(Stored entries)

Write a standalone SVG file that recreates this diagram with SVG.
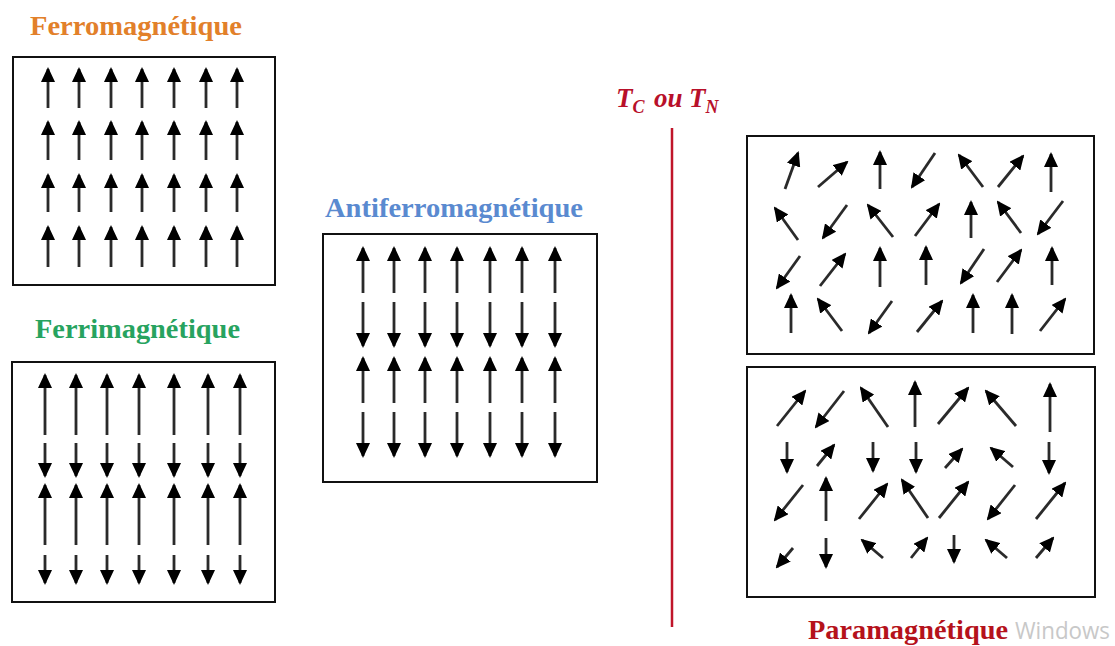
<svg xmlns="http://www.w3.org/2000/svg" width="1115" height="646" viewBox="0 0 1115 646">
<style>
.box{fill:#fff;stroke:#111;stroke-width:2}
.ar{stroke:#2a2a2a;stroke-width:2.8;fill:none;marker-end:url(#ah)}
.ttl{font-family:"Liberation Serif","Times New Roman",serif;font-weight:bold;font-size:28px}
</style>
<defs>
<marker id="ah" viewBox="0 0 15 14" refX="13" refY="7" markerWidth="15" markerHeight="14" markerUnits="userSpaceOnUse" orient="auto">
<path d="M0,0 L15,7 L0,14 z" fill="#000"/>
</marker>
</defs>
<rect width="1115" height="646" fill="#fff"/>

<g id="ferro">
<text class="ttl" x="30" y="35" fill="#E2802A" textLength="212" lengthAdjust="spacingAndGlyphs">Ferromagnétique</text>
<rect class="box" x="13" y="57" width="262" height="228"/>
<g class="ar">
<line x1="48" y1="108" x2="48" y2="69"/><line x1="79" y1="108" x2="79" y2="69"/><line x1="111" y1="108" x2="111" y2="69"/><line x1="142" y1="108" x2="142" y2="69"/><line x1="174" y1="108" x2="174" y2="69"/><line x1="206" y1="108" x2="206" y2="69"/><line x1="237" y1="108" x2="237" y2="69"/>
<line x1="48" y1="160" x2="48" y2="122"/><line x1="79" y1="160" x2="79" y2="122"/><line x1="111" y1="160" x2="111" y2="122"/><line x1="142" y1="160" x2="142" y2="122"/><line x1="174" y1="160" x2="174" y2="122"/><line x1="206" y1="160" x2="206" y2="122"/><line x1="237" y1="160" x2="237" y2="122"/>
<line x1="48" y1="212" x2="48" y2="175"/><line x1="79" y1="212" x2="79" y2="175"/><line x1="111" y1="212" x2="111" y2="175"/><line x1="142" y1="212" x2="142" y2="175"/><line x1="174" y1="212" x2="174" y2="175"/><line x1="206" y1="212" x2="206" y2="175"/><line x1="237" y1="212" x2="237" y2="175"/>
<line x1="48" y1="267" x2="48" y2="227"/><line x1="79" y1="267" x2="79" y2="227"/><line x1="111" y1="267" x2="111" y2="227"/><line x1="142" y1="267" x2="142" y2="227"/><line x1="174" y1="267" x2="174" y2="227"/><line x1="206" y1="267" x2="206" y2="227"/><line x1="237" y1="267" x2="237" y2="227"/>
</g>
</g>

<g id="ferri">
<text class="ttl" x="35" y="338" fill="#27A35F" textLength="205" lengthAdjust="spacingAndGlyphs">Ferrimagnétique</text>
<rect class="box" x="12" y="362" width="263" height="240"/>
<g class="ar">
<line x1="45" y1="435" x2="45" y2="375"/><line x1="76" y1="435" x2="76" y2="375"/><line x1="107" y1="435" x2="107" y2="375"/><line x1="139" y1="435" x2="139" y2="375"/><line x1="174" y1="435" x2="174" y2="375"/><line x1="208" y1="435" x2="208" y2="375"/><line x1="240" y1="435" x2="240" y2="375"/>
<line x1="45" y1="443" x2="45" y2="476"/><line x1="76" y1="443" x2="76" y2="476"/><line x1="107" y1="443" x2="107" y2="476"/><line x1="139" y1="443" x2="139" y2="476"/><line x1="174" y1="443" x2="174" y2="476"/><line x1="208" y1="443" x2="208" y2="476"/><line x1="240" y1="443" x2="240" y2="476"/>
<line x1="45" y1="545" x2="45" y2="485"/><line x1="76" y1="545" x2="76" y2="485"/><line x1="107" y1="545" x2="107" y2="485"/><line x1="139" y1="545" x2="139" y2="485"/><line x1="174" y1="545" x2="174" y2="485"/><line x1="208" y1="545" x2="208" y2="485"/><line x1="240" y1="545" x2="240" y2="485"/>
<line x1="45" y1="555" x2="45" y2="583"/><line x1="76" y1="555" x2="76" y2="583"/><line x1="107" y1="555" x2="107" y2="583"/><line x1="139" y1="555" x2="139" y2="583"/><line x1="174" y1="555" x2="174" y2="583"/><line x1="208" y1="555" x2="208" y2="583"/><line x1="240" y1="555" x2="240" y2="583"/>
</g>
</g>

<g id="antiferro">
<text class="ttl" x="325" y="217" fill="#5A8AD0" textLength="258" lengthAdjust="spacingAndGlyphs">Antiferromagnétique</text>
<rect class="box" x="323" y="234" width="274" height="248"/>
<g class="ar">
<line x1="363" y1="293" x2="363" y2="248"/><line x1="394" y1="293" x2="394" y2="248"/><line x1="425" y1="293" x2="425" y2="248"/><line x1="457" y1="293" x2="457" y2="248"/><line x1="490" y1="293" x2="490" y2="248"/><line x1="522" y1="293" x2="522" y2="248"/><line x1="555" y1="293" x2="555" y2="248"/>
<line x1="363" y1="302" x2="363" y2="346"/><line x1="394" y1="302" x2="394" y2="346"/><line x1="425" y1="302" x2="425" y2="346"/><line x1="457" y1="302" x2="457" y2="346"/><line x1="490" y1="302" x2="490" y2="346"/><line x1="522" y1="302" x2="522" y2="346"/><line x1="555" y1="302" x2="555" y2="346"/>
<line x1="363" y1="403" x2="363" y2="358"/><line x1="394" y1="403" x2="394" y2="358"/><line x1="425" y1="403" x2="425" y2="358"/><line x1="457" y1="403" x2="457" y2="358"/><line x1="490" y1="403" x2="490" y2="358"/><line x1="522" y1="403" x2="522" y2="358"/><line x1="555" y1="403" x2="555" y2="358"/>
<line x1="363" y1="412" x2="363" y2="456"/><line x1="394" y1="412" x2="394" y2="456"/><line x1="425" y1="412" x2="425" y2="456"/><line x1="457" y1="412" x2="457" y2="456"/><line x1="490" y1="412" x2="490" y2="456"/><line x1="522" y1="412" x2="522" y2="456"/><line x1="555" y1="412" x2="555" y2="456"/>
</g>
</g>

<g id="transition">
<line x1="672" y1="128" x2="672" y2="627" stroke="#C0152A" stroke-width="2.5"/>
<text x="616" y="107" fill="#B8102A" font-family="Liberation Serif, Times New Roman, serif" font-style="italic" font-weight="bold" font-size="27">T<tspan font-size="18" dy="6">C</tspan><tspan dy="-6" x="654">ou</tspan><tspan x="689">T</tspan><tspan font-size="18" dy="6">N</tspan></text>
</g>

<g id="para-top">
<rect class="box" x="747" y="136" width="347" height="218"/>
<g class="ar">
<line x1="785" y1="189" x2="798" y2="153"/><line x1="818" y1="187" x2="847" y2="162"/><line x1="880" y1="189" x2="880" y2="152"/><line x1="935" y1="153" x2="912" y2="187"/><line x1="983" y1="187" x2="959" y2="155"/><line x1="998" y1="187" x2="1023" y2="156"/><line x1="1051" y1="192" x2="1051" y2="154"/>
<line x1="798" y1="240" x2="775" y2="208"/><line x1="847" y1="205" x2="823" y2="238"/><line x1="893" y1="237" x2="868" y2="205"/><line x1="915" y1="236" x2="939" y2="204"/><line x1="971" y1="238" x2="971" y2="202"/><line x1="1021" y1="233" x2="998" y2="202"/><line x1="1063" y1="201" x2="1038" y2="234"/>
<line x1="800" y1="256" x2="777" y2="288"/><line x1="820" y1="286" x2="845" y2="254"/><line x1="880" y1="287" x2="880" y2="248"/><line x1="926" y1="285" x2="926" y2="247"/><line x1="984" y1="249" x2="961" y2="283"/><line x1="997" y1="282" x2="1021" y2="250"/><line x1="1052" y1="285" x2="1052" y2="248"/>
<line x1="791" y1="333" x2="791" y2="295"/><line x1="842" y1="331" x2="818" y2="299"/><line x1="892" y1="301" x2="869" y2="333"/><line x1="917" y1="332" x2="942" y2="301"/><line x1="973" y1="333" x2="973" y2="295"/><line x1="1012" y1="334" x2="1012" y2="295"/><line x1="1040" y1="331" x2="1065" y2="299"/>
</g>
</g>

<g id="para-bottom">
<rect class="box" x="747" y="367" width="348" height="230"/>
<g class="ar">
<line x1="777" y1="426" x2="805" y2="391"/><line x1="844" y1="391" x2="816" y2="427"/><line x1="888" y1="427" x2="861" y2="388"/><line x1="915" y1="427" x2="915" y2="382"/><line x1="938" y1="424" x2="968" y2="388"/><line x1="1016" y1="426" x2="986" y2="391"/><line x1="1050" y1="432" x2="1050" y2="384"/>
<line x1="787" y1="442" x2="787" y2="472"/><line x1="817" y1="466" x2="834" y2="445"/><line x1="873" y1="442" x2="873" y2="471"/><line x1="916" y1="442" x2="916" y2="472"/><line x1="945" y1="468" x2="962" y2="449"/><line x1="1013" y1="467" x2="991" y2="448"/><line x1="1049" y1="442" x2="1049" y2="473"/>
<line x1="803" y1="485" x2="775" y2="520"/><line x1="826" y1="521" x2="826" y2="478"/><line x1="859" y1="519" x2="887" y2="484"/><line x1="928" y1="518" x2="902" y2="480"/><line x1="939" y1="518" x2="968" y2="482"/><line x1="1015" y1="485" x2="988" y2="519"/><line x1="1036" y1="519" x2="1065" y2="483"/>
<line x1="793" y1="548" x2="777" y2="567"/><line x1="826" y1="538" x2="826" y2="567"/><line x1="883" y1="558" x2="862" y2="540"/><line x1="911" y1="558" x2="927" y2="538"/><line x1="954" y1="535" x2="954" y2="562"/><line x1="1007" y1="558" x2="986" y2="540"/><line x1="1036" y1="558" x2="1053" y2="538"/>
</g>
<text class="ttl" x="808" y="639" fill="#B5121B" textLength="200" lengthAdjust="spacingAndGlyphs">Paramagnétique</text>
</g>

<text x="1015" y="639" fill="#c8c8c8" font-family="Open Sans, Liberation Sans, sans-serif" font-size="24" textLength="95" lengthAdjust="spacingAndGlyphs">Windows</text>
</svg>
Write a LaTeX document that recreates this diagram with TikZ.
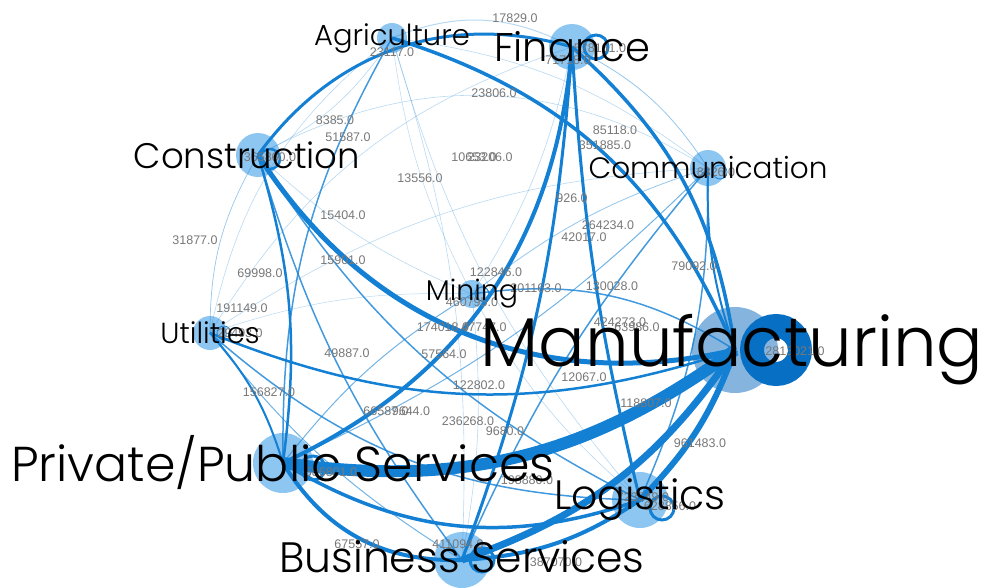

__Set exercise__
Identify the lines above that contain the word "recreates", then copy them.

__Answer for this exercise__
Write a standalone SVG file that recreates this diagram with SVG.
Write a LaTeX document that recreates this diagram with TikZ.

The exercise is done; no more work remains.